The implications of this rule of evidence are discussed in 2 McCormick on Evid. § 322 (7th Ed.)(2013). Therein, it is explained that when the location of boundaries of land is an issue, reputation is admitted to prove that location. A key concept in the exception is “reputation.” Further, the treatise states:
In addition, the matter must be one of general interest, so that it can accurately be said that there is a high probability that the matter underwent general scrutiny as the community reputation was formed.
In essence, two elements—reputation and community—are necessary for this hearsay exception to apply.
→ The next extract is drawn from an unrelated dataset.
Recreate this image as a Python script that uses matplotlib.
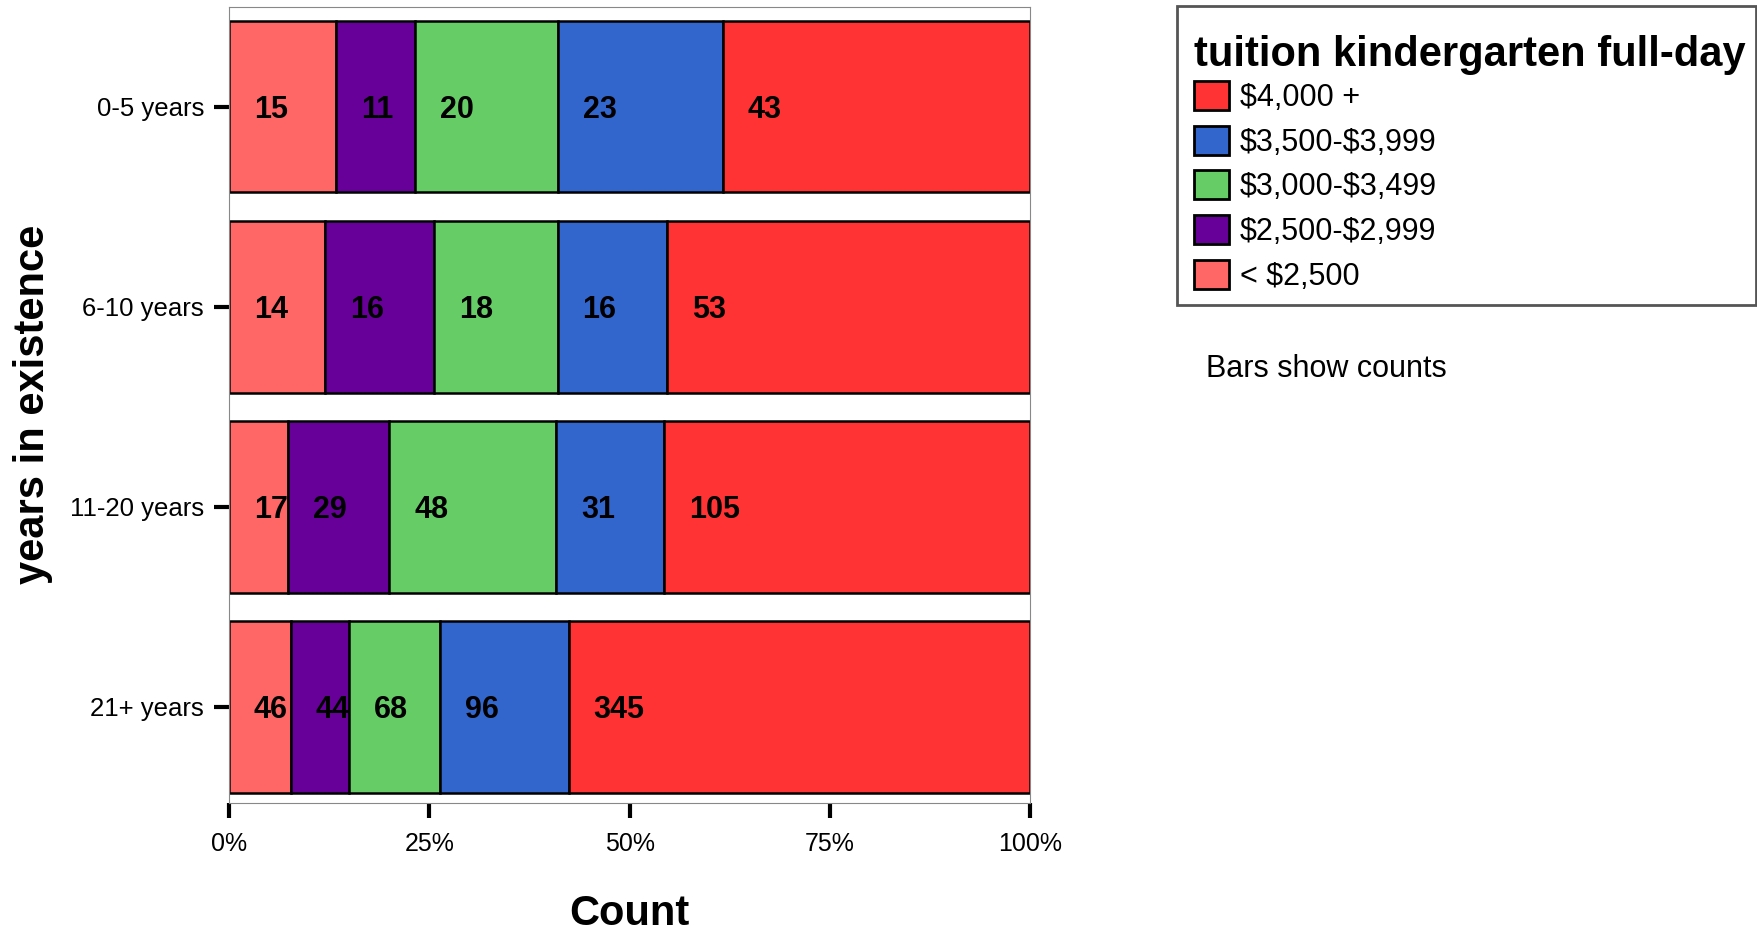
import matplotlib
matplotlib.use('Agg')
import matplotlib.pyplot as plt
from matplotlib.patches import Rectangle
import numpy as np

plt.rcParams['font.family'] = ['Liberation Sans', 'DejaVu Sans']
plt.rcParams['text.parse_math'] = False

groups = ['0-5 years', '6-10 years', '11-20 years', '21+ years']
tuition = ['< $2,500', '$2,500-$2,999', '$3,000-$3,499', '$3,500-$3,999', '$4,000 +']
counts = np.array([
    [15, 11, 20, 23, 43],
    [14, 16, 18, 16, 53],
    [17, 29, 48, 31, 105],
    [46, 44, 68, 96, 345],
])
colors = ['#ff6666', '#660099', '#66cc66', '#3366cc', '#ff3333']

fig = plt.figure(figsize=(17.58, 9.32), dpi=100)
ax = fig.add_axes([0.1303, 0.1384, 0.4556, 0.8544])

shares = counts / counts.sum(axis=1, keepdims=True) * 100
ypos = np.arange(len(groups))
left = np.zeros(len(groups))
handles = []
for j, name in enumerate(tuition):
    h = ax.barh(ypos, shares[:, j], left=left, height=0.857, color=colors[j],
                edgecolor='black', linewidth=1.8, label=name)
    handles.append(h)
    for i in range(len(groups)):
        ax.text(left[i] + 3.1, ypos[i] + 0.015, str(counts[i, j]), ha='left', va='center',
                fontsize=22, fontweight='bold')
    left += shares[:, j]

ax.set_xlim(0, 100)
ax.set_ylim(3.48, -0.50)
ax.set_yticks(ypos)
ax.set_yticklabels(groups, fontsize=18.5)
ax.set_xticks([0, 25, 50, 75, 100])
ax.set_xticklabels(['0%', '25%', '50%', '75%', '100%'], fontsize=18)
ax.tick_params(axis='both', direction='out', length=11, width=3)
ax.tick_params(axis='x', pad=10)
ax.tick_params(axis='y', pad=7)
for s in ax.spines.values():
    s.set_color('#888888')
    s.set_linewidth(0.8)

ax.set_xlabel('Count', fontsize=30, fontweight='bold', labelpad=27)
ax.set_ylabel('years in existence', fontsize=30, fontweight='bold', labelpad=12)

leg = fig.legend(handles[::-1], tuition[::-1], loc='upper left',
                 bbox_to_anchor=(0.6792, 0.962), fontsize=22,
                 title='tuition kindergarten full-day', alignment='left',
                 title_fontproperties={'size': 30, 'weight': 'bold'},
                 handlelength=1.15, handleheight=1.08, handletextpad=0.35,
                 labelspacing=0.42, borderpad=0, borderaxespad=0,
                 frameon=False)
leg._legend_box.sep = 4
for p in leg.get_patches():
    p.set_linewidth(2)

fig.patches.append(Rectangle((1177 / 1758, 1 - 305 / 932), 579 / 1758, 299 / 932,
                             transform=fig.transFigure, fill=False,
                             edgecolor='#555555', linewidth=2))

fig.text(0.686, 0.604, 'Bars show counts', fontsize=22, va='center', ha='left')

fig.savefig('out.png', dpi=100)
In this case, Champ Chaney Sr.'s statement is based neither on reputation or community knowledge but merely on his understanding of the boundary.
In a situation quite similar to the one at hand, the Indiana Court found that it was erroneous for the trial court to permit the hearsay testimony “regarding the statements made by Silvers' late father with respect to the location of the boundary line.” Roser v. Silvers, 698 N.E.2d 860, 864 (Ind.App.1998). The Indiana court determined that the exception embodied in KRE 803(20) “applies only to reputation or general consensus evidence and does not permit the admission of specific statements or assertions made by the predecessor in interest regarding a boundary.” Id.
We conclude that because Champ Sr.'s statement was an admission by a predecessor in interest regarding a boundary without reputational or general consensus support, it is not admissible hearsay under KRE 803(20), and consequently, the trial court's use of it in the findings was unsupported by sound legal principles.
However, that does not end our analysis. Rather, we must now review this erroneous admission of evidence for harmless error. See Caudill v. Commonwealth, 120 S.W.3d 635, 660 (Ky.2003). “The test for harmless error is whether there is any reasonable possibility that, absent the error, the verdict would have been different.” Douglas v. Commonwealth, 374 S.W.3d 345, 352 (Ky.App.2012.) (citations omitted)). Here, we conclude that substantial evidence otherwise existed to support the findings, conclusions, and judgment and, hence, the inclusion of the hearsay evidence was harmless error.
Notwithstanding the conflicting evidence in this case, it was the trial court's task as fact-finder to weigh the evidence and witness testimony. CR 52.01. Based upon our review of the record, we conclude that the trial court made its decision by relying on the expert testimony of Hatfield, who, by using mineral deeds, determined the location of the monument, the beech tree. He then reviewed numerous other deeds that included a call that began with a beech tree that goes up the point with the center of the point. This testimony, as well as other evidence and testimony, constituted substantial evidence supporting the trial court's decision.
Consequently, we affirm the decision of the Pike Circuit Court.